(Charts and diagrams as code)
________________________

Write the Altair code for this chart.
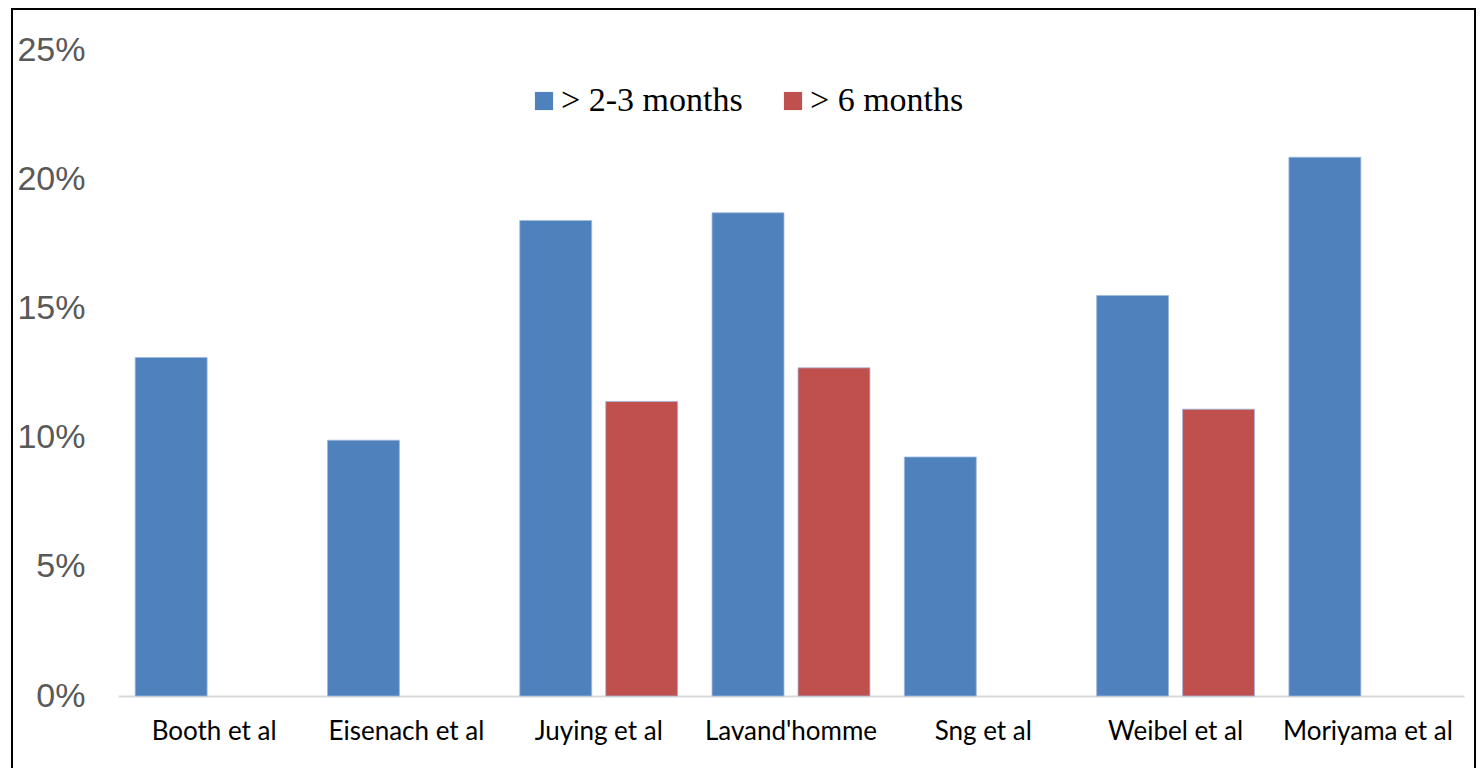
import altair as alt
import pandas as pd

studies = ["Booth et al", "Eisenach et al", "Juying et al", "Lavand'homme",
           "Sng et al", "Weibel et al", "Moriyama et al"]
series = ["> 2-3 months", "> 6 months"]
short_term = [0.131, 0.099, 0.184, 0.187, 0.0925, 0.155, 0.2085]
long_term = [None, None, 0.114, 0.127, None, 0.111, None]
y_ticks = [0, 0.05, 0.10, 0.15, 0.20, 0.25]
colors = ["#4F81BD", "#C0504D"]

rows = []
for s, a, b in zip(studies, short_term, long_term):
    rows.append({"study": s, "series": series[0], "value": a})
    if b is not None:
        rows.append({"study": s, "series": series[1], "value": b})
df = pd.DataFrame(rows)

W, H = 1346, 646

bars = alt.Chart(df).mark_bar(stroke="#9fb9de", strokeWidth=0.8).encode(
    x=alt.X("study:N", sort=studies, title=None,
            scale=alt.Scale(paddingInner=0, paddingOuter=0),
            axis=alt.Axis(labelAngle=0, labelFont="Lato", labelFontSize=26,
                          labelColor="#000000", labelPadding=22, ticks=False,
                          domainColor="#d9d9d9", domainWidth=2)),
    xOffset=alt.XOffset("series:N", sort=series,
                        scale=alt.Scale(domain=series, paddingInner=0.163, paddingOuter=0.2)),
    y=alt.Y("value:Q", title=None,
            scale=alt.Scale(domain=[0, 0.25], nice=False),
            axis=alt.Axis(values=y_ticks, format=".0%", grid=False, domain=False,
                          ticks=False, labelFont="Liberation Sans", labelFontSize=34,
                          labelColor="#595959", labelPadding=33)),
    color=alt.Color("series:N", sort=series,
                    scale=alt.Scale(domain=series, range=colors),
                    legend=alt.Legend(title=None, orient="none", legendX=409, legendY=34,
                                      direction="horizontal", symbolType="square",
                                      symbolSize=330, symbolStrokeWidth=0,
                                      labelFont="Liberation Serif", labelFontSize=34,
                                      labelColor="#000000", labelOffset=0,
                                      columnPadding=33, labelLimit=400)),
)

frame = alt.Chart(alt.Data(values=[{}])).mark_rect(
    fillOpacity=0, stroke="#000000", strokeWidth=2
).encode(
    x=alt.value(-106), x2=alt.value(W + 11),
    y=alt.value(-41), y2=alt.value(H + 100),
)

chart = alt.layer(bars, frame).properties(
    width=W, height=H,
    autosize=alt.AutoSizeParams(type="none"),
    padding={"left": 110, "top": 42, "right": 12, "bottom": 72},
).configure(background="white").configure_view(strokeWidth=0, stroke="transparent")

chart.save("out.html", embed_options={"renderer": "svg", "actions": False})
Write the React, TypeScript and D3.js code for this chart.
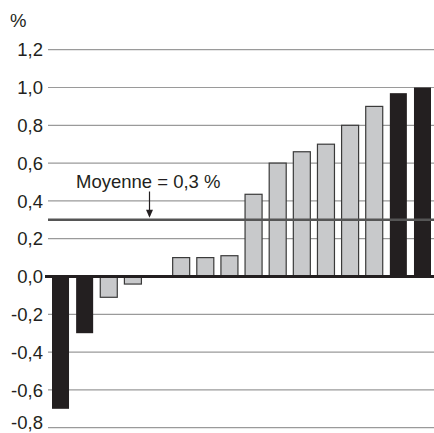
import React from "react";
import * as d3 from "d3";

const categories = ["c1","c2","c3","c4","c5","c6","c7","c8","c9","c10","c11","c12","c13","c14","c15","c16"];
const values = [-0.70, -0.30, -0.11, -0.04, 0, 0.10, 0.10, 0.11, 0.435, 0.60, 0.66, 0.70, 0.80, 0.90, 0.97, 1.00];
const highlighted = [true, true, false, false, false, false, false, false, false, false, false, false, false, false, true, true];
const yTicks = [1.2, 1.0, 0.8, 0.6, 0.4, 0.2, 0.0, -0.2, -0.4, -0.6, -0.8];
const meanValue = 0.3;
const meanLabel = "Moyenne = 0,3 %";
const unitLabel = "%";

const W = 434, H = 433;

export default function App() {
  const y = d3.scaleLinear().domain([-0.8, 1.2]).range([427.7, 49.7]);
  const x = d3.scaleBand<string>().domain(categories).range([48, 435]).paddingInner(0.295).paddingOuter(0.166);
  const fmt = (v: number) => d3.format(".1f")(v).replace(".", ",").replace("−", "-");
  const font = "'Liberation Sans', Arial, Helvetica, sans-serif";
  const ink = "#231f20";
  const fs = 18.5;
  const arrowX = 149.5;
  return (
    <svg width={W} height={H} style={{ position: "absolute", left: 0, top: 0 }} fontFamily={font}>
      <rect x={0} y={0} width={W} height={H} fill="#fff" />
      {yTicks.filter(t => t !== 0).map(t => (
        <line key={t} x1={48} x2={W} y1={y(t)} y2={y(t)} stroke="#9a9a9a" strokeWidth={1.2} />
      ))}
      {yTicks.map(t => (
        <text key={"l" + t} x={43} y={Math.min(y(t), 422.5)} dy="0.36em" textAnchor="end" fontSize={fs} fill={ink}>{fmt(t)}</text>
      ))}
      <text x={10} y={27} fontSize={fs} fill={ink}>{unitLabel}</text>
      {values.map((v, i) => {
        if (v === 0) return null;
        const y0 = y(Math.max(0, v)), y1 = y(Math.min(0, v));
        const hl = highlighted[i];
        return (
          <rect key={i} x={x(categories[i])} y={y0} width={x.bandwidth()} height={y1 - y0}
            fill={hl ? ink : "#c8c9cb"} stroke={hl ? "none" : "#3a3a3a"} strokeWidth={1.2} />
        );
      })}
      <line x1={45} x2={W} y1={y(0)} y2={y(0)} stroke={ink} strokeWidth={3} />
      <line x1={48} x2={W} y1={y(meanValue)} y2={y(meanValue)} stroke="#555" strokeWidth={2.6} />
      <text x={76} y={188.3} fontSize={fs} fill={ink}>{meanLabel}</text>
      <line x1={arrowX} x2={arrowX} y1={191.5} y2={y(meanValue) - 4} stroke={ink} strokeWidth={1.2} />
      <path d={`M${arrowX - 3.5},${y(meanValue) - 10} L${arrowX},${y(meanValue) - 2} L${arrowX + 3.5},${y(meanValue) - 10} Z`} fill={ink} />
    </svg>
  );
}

________________________

[PROMPT]
Repeat the lines above exactly, beginning with the one containing "Write the React, TypeScript" and finishing with the one containing "const W = 434, H = 433;". No pictures belong in the copy.

[FINISHED ANSWER]
Write the React, TypeScript and D3.js code for this chart.
import React from "react";
import * as d3 from "d3";

const categories = ["c1","c2","c3","c4","c5","c6","c7","c8","c9","c10","c11","c12","c13","c14","c15","c16"];
const values = [-0.70, -0.30, -0.11, -0.04, 0, 0.10, 0.10, 0.11, 0.435, 0.60, 0.66, 0.70, 0.80, 0.90, 0.97, 1.00];
const highlighted = [true, true, false, false, false, false, false, false, false, false, false, false, false, false, true, true];
const yTicks = [1.2, 1.0, 0.8, 0.6, 0.4, 0.2, 0.0, -0.2, -0.4, -0.6, -0.8];
const meanValue = 0.3;
const meanLabel = "Moyenne = 0,3 %";
const unitLabel = "%";

const W = 434, H = 433;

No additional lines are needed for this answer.